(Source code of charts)
** Start **
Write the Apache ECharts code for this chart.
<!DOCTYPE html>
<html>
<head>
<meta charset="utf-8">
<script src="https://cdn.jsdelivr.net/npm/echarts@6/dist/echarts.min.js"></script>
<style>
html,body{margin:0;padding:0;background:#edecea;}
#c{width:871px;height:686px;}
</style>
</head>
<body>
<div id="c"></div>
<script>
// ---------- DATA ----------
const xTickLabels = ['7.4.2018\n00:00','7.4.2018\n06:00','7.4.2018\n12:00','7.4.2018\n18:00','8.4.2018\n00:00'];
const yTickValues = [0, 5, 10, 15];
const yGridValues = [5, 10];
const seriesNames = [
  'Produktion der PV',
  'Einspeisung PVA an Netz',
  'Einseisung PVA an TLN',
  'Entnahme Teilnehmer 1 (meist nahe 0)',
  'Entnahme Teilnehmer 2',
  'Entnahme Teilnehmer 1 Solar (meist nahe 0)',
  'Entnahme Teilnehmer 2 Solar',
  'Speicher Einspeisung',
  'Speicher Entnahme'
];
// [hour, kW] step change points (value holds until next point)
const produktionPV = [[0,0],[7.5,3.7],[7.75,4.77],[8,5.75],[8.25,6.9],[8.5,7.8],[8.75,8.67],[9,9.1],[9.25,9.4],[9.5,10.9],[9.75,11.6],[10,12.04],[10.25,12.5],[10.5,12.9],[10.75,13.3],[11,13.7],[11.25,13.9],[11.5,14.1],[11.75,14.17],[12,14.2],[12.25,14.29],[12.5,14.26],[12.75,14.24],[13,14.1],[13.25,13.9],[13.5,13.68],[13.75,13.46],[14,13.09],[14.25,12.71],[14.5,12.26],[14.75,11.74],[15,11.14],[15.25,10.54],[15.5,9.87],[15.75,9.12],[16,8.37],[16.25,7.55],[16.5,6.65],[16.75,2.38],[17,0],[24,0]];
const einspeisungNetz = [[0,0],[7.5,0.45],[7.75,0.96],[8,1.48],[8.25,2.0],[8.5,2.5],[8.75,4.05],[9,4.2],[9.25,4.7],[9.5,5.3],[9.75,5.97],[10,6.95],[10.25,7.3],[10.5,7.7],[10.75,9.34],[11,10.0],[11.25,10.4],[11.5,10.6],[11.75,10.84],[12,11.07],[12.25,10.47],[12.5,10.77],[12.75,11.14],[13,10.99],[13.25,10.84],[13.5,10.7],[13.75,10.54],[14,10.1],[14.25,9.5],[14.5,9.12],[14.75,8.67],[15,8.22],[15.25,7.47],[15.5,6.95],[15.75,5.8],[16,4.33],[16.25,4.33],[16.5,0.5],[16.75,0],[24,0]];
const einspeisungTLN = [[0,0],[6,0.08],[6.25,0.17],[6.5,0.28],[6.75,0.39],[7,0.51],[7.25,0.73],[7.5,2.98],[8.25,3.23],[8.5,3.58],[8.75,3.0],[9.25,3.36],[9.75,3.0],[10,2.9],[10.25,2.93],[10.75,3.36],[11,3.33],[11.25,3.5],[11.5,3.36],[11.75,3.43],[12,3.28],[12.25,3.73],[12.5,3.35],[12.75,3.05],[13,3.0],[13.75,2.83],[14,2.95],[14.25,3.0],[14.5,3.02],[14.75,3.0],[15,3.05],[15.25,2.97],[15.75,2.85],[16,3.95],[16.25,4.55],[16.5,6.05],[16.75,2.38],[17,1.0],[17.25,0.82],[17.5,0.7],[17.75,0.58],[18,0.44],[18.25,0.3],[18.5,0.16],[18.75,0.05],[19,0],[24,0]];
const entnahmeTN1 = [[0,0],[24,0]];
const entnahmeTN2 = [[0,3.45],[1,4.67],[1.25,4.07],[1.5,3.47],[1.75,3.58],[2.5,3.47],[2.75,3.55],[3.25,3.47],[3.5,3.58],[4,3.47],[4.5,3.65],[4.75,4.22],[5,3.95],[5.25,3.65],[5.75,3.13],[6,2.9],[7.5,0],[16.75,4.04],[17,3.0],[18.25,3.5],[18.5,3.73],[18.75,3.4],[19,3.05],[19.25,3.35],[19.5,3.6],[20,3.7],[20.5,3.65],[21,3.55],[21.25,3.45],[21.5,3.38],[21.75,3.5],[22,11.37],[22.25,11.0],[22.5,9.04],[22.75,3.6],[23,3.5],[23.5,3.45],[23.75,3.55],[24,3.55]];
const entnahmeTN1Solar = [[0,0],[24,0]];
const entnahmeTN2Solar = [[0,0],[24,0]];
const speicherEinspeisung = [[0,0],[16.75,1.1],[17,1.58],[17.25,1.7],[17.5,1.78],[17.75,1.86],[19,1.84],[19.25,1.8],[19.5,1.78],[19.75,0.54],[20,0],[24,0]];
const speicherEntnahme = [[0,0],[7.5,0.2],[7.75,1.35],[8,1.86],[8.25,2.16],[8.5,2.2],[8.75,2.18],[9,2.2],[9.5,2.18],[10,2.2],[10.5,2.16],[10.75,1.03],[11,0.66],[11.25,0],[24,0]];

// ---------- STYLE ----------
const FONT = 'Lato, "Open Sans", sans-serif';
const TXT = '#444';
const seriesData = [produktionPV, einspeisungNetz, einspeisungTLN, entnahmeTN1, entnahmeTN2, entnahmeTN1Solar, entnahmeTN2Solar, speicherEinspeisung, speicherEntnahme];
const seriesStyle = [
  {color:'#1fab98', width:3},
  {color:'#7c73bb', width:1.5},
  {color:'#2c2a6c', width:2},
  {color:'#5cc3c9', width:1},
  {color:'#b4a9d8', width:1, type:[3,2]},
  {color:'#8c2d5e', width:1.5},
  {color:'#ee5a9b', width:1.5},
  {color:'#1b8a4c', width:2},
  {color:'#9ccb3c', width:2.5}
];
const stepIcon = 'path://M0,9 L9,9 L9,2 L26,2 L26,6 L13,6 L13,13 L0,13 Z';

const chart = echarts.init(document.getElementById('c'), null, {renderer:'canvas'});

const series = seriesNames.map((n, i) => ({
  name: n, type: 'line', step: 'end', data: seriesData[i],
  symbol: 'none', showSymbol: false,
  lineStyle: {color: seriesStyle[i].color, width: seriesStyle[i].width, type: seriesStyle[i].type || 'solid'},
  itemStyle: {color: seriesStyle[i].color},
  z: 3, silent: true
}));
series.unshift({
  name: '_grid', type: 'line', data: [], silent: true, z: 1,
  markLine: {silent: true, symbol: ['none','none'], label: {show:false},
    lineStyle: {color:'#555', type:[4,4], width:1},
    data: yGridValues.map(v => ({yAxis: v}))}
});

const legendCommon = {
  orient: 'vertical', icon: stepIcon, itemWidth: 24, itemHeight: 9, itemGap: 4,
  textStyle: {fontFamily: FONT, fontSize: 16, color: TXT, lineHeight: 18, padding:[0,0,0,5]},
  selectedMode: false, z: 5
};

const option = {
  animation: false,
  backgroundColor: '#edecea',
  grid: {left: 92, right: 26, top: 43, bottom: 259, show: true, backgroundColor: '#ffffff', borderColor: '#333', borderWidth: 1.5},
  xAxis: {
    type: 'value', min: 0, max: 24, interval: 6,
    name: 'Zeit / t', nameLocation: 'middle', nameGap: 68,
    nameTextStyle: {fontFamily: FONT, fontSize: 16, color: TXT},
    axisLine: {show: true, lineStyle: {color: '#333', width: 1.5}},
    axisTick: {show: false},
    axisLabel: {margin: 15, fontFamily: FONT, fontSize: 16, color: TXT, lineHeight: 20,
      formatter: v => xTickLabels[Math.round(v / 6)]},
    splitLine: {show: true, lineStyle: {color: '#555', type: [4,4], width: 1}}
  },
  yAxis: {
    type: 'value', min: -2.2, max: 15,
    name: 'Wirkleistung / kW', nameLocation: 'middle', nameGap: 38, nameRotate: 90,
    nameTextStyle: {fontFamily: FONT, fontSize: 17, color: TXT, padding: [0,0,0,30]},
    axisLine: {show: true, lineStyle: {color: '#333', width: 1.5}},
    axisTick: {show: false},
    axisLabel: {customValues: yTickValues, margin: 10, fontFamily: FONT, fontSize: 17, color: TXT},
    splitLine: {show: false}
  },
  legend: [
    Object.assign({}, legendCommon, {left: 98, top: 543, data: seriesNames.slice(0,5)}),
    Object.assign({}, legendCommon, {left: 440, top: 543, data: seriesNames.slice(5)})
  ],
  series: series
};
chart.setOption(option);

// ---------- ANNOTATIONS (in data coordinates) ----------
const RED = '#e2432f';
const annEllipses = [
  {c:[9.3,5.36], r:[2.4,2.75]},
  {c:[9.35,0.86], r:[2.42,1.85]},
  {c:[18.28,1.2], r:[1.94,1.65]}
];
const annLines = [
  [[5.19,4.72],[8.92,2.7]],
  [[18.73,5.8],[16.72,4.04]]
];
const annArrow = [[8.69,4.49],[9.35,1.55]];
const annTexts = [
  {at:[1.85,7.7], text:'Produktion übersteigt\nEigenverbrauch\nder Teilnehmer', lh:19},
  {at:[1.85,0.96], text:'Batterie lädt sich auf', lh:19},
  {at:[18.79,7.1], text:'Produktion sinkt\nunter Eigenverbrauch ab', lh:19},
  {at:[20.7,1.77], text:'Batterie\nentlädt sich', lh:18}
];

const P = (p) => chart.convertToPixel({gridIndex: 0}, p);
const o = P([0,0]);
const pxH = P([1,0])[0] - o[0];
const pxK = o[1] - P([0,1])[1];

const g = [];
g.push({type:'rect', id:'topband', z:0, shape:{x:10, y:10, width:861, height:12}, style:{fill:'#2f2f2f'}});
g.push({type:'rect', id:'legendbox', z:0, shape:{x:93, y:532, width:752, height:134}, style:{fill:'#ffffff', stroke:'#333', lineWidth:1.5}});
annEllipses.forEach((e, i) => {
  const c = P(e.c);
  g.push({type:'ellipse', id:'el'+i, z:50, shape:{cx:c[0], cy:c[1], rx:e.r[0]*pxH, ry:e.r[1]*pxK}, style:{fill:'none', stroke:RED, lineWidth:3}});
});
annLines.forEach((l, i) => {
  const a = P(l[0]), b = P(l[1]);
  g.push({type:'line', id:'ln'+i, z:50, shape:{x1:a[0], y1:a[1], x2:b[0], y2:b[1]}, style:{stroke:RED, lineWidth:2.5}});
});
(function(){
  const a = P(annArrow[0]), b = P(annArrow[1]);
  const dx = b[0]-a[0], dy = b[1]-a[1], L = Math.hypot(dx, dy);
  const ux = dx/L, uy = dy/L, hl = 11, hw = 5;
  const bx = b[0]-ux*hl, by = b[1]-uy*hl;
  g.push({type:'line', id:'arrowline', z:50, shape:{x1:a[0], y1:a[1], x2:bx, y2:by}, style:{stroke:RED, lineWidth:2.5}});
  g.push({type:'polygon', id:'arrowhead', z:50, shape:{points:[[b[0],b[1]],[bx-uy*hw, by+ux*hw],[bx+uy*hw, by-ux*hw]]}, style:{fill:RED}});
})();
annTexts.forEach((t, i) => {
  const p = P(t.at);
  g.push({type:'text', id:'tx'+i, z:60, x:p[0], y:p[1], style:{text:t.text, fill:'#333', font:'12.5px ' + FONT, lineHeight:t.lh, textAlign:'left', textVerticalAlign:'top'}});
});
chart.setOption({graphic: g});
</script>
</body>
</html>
** End **
** Start **
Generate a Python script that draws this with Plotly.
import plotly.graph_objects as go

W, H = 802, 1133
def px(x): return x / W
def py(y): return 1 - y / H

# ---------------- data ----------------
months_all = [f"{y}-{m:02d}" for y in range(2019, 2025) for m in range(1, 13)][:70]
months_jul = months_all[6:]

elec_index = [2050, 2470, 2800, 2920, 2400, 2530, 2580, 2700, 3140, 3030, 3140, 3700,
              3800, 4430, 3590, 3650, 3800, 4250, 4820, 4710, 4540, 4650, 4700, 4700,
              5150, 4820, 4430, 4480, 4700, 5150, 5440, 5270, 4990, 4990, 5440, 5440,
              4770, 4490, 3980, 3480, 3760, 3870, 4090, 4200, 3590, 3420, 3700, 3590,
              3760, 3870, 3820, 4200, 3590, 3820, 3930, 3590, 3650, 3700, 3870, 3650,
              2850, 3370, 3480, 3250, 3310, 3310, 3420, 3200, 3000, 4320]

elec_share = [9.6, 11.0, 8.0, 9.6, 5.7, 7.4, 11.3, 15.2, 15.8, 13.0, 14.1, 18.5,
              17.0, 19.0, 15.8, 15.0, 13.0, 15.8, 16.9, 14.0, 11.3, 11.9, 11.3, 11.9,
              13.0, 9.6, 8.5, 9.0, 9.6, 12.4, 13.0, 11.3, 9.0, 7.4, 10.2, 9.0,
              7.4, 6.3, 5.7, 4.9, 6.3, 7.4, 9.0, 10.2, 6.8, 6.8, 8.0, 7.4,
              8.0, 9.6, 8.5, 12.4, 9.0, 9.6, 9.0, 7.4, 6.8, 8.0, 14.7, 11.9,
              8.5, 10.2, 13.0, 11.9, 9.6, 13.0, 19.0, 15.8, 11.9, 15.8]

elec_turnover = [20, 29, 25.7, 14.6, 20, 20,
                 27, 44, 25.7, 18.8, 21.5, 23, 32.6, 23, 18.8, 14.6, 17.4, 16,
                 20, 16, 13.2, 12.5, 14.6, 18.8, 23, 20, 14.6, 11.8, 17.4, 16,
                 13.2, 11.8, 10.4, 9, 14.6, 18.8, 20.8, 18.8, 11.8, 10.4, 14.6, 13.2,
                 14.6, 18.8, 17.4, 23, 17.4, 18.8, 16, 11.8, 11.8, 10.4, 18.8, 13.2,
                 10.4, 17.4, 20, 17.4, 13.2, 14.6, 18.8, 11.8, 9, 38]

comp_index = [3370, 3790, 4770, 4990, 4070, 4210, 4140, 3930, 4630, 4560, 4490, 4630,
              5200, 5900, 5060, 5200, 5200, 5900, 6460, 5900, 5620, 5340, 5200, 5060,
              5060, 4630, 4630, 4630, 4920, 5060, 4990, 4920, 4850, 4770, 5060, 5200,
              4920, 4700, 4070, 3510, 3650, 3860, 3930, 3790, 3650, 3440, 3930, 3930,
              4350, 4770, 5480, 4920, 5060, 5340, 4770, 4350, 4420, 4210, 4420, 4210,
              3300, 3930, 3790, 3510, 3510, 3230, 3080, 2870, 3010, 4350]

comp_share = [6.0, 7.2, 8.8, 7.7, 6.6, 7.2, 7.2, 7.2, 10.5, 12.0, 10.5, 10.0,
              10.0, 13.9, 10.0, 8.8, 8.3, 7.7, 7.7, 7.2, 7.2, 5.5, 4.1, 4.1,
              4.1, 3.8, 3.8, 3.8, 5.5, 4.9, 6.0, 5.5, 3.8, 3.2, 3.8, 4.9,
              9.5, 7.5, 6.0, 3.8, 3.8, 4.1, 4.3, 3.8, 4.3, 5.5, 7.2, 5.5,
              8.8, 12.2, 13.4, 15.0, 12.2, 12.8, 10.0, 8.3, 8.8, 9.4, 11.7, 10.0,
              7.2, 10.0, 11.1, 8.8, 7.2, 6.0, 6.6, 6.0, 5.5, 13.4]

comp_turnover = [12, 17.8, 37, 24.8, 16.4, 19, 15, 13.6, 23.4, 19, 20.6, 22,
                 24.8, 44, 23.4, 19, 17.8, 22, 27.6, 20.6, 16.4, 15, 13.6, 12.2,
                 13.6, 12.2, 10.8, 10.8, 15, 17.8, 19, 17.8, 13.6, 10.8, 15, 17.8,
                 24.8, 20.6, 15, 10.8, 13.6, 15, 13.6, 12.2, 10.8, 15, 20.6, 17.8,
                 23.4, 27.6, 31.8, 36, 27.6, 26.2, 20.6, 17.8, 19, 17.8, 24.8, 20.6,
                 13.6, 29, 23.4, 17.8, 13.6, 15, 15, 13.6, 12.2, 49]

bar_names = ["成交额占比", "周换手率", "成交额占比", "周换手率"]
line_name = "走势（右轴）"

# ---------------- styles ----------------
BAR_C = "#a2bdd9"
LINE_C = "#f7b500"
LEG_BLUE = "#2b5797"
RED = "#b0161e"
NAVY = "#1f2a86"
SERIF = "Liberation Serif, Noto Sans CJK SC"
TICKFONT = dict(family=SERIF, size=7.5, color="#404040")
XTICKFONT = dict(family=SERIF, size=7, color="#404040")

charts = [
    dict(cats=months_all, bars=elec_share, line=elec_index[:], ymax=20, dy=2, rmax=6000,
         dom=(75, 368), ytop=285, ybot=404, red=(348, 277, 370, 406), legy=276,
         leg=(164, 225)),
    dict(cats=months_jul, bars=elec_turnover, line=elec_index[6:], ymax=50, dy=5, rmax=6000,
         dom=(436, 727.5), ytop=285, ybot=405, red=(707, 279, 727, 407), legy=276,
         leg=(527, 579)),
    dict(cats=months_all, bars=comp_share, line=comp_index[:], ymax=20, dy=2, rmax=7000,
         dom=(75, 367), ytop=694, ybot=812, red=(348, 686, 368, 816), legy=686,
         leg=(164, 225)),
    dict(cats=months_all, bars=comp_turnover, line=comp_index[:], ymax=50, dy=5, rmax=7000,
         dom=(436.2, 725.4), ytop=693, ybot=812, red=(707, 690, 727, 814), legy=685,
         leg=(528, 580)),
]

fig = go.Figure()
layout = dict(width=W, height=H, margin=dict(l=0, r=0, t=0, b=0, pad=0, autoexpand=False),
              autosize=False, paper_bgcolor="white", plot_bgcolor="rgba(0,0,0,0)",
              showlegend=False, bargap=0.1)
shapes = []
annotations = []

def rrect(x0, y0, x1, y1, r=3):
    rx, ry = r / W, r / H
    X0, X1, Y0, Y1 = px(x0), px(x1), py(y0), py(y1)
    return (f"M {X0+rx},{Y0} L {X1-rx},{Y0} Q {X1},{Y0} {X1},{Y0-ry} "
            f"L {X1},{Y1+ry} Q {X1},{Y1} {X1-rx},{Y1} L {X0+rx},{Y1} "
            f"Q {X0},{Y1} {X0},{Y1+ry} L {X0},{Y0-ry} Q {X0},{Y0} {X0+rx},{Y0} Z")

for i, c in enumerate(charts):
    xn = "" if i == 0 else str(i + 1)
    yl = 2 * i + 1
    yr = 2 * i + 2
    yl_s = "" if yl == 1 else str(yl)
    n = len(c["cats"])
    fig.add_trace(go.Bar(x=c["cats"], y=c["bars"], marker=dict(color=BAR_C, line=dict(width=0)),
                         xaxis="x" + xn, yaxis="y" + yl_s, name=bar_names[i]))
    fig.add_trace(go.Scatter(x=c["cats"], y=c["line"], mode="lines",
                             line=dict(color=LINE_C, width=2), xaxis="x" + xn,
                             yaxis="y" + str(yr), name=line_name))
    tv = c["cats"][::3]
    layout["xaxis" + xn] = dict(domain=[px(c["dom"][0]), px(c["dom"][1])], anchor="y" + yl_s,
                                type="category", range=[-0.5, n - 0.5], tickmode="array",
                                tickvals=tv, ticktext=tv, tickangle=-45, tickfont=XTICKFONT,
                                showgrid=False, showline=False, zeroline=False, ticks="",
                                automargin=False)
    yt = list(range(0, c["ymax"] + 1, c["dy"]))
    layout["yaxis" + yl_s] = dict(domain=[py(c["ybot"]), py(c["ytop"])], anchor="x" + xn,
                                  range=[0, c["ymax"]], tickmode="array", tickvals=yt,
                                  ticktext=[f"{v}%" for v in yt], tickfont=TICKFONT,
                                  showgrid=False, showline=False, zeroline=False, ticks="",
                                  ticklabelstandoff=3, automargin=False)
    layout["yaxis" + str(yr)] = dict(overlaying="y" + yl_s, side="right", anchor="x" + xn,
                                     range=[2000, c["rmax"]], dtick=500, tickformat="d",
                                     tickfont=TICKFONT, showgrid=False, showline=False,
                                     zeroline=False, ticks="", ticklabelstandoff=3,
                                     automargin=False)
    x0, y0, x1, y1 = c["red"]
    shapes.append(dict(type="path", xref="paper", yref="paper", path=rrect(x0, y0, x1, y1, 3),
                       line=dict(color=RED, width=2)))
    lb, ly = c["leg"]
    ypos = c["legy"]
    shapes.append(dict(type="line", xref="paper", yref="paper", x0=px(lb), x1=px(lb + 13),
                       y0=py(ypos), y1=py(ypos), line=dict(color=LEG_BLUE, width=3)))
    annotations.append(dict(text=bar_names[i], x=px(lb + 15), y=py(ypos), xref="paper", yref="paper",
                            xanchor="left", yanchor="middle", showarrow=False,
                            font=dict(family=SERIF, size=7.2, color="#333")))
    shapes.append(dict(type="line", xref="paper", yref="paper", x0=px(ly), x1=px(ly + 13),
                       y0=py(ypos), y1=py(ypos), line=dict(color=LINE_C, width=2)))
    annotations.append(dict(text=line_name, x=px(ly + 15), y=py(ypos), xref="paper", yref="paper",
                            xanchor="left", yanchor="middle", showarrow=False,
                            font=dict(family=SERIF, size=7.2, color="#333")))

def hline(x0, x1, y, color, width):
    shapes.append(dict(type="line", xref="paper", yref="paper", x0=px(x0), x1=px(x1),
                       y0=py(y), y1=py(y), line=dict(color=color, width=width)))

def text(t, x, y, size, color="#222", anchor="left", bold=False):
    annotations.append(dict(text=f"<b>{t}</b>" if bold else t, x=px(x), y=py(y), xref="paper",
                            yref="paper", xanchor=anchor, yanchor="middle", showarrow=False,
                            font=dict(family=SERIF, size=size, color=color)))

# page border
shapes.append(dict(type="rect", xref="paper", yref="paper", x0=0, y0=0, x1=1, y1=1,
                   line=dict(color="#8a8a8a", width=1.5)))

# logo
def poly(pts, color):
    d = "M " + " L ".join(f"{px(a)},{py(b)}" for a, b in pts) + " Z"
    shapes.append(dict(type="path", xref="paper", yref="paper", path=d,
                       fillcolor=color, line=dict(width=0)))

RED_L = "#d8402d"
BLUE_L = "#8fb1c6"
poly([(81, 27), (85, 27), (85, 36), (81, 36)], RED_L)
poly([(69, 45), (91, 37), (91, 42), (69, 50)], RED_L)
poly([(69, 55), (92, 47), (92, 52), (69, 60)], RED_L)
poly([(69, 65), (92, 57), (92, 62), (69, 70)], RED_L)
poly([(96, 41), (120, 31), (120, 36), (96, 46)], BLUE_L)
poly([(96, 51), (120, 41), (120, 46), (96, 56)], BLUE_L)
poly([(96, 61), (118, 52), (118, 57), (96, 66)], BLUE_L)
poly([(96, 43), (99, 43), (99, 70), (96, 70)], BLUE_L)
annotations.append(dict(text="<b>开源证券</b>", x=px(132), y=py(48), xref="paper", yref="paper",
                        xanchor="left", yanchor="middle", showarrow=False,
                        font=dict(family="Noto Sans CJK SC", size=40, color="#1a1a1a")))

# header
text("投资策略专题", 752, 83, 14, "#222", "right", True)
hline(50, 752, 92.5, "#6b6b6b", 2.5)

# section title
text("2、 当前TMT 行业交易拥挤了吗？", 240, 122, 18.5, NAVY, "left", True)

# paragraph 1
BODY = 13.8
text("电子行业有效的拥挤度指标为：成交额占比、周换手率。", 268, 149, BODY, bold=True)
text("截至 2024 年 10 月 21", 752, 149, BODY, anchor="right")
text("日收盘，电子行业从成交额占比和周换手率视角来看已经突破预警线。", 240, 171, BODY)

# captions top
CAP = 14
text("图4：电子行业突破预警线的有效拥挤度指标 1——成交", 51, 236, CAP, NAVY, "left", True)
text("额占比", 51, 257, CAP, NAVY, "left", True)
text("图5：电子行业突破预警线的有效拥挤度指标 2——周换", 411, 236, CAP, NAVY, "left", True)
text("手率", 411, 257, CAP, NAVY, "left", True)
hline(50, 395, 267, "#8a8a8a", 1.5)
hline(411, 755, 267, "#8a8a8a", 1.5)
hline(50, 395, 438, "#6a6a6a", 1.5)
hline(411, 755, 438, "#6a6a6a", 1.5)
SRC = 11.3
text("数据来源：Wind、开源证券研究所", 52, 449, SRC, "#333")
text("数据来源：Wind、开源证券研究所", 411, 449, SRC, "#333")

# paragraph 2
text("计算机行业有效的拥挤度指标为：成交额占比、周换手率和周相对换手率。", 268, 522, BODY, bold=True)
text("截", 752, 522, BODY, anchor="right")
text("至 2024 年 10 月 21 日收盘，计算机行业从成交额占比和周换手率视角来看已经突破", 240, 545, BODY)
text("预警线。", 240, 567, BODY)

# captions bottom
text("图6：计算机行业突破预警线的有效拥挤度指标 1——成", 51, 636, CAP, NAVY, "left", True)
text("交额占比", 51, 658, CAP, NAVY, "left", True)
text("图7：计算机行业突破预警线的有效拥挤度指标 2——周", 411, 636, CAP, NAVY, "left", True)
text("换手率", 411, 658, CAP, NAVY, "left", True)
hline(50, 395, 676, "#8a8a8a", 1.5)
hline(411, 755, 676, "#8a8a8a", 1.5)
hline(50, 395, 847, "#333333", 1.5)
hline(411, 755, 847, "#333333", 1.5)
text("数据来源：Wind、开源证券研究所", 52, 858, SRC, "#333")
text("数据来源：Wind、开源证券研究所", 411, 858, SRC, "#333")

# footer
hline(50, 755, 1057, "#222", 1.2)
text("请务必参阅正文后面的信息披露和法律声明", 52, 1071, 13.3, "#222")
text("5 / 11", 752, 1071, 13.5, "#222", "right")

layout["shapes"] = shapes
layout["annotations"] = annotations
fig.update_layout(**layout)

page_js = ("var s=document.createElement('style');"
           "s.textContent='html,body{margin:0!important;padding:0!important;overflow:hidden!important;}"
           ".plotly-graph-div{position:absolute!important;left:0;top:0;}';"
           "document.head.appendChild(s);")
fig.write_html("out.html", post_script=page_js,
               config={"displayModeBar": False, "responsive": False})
** End **
> Work to do:
Start with the line that contains "Generate a Python" and end with the line that contains "months_jul = months_all[6:]"; give those lines again exactly, and no others.

> The completed task:
Generate a Python script that draws this with Plotly.
import plotly.graph_objects as go

W, H = 802, 1133
def px(x): return x / W
def py(y): return 1 - y / H

# ---------------- data ----------------
months_all = [f"{y}-{m:02d}" for y in range(2019, 2025) for m in range(1, 13)][:70]
months_jul = months_all[6:]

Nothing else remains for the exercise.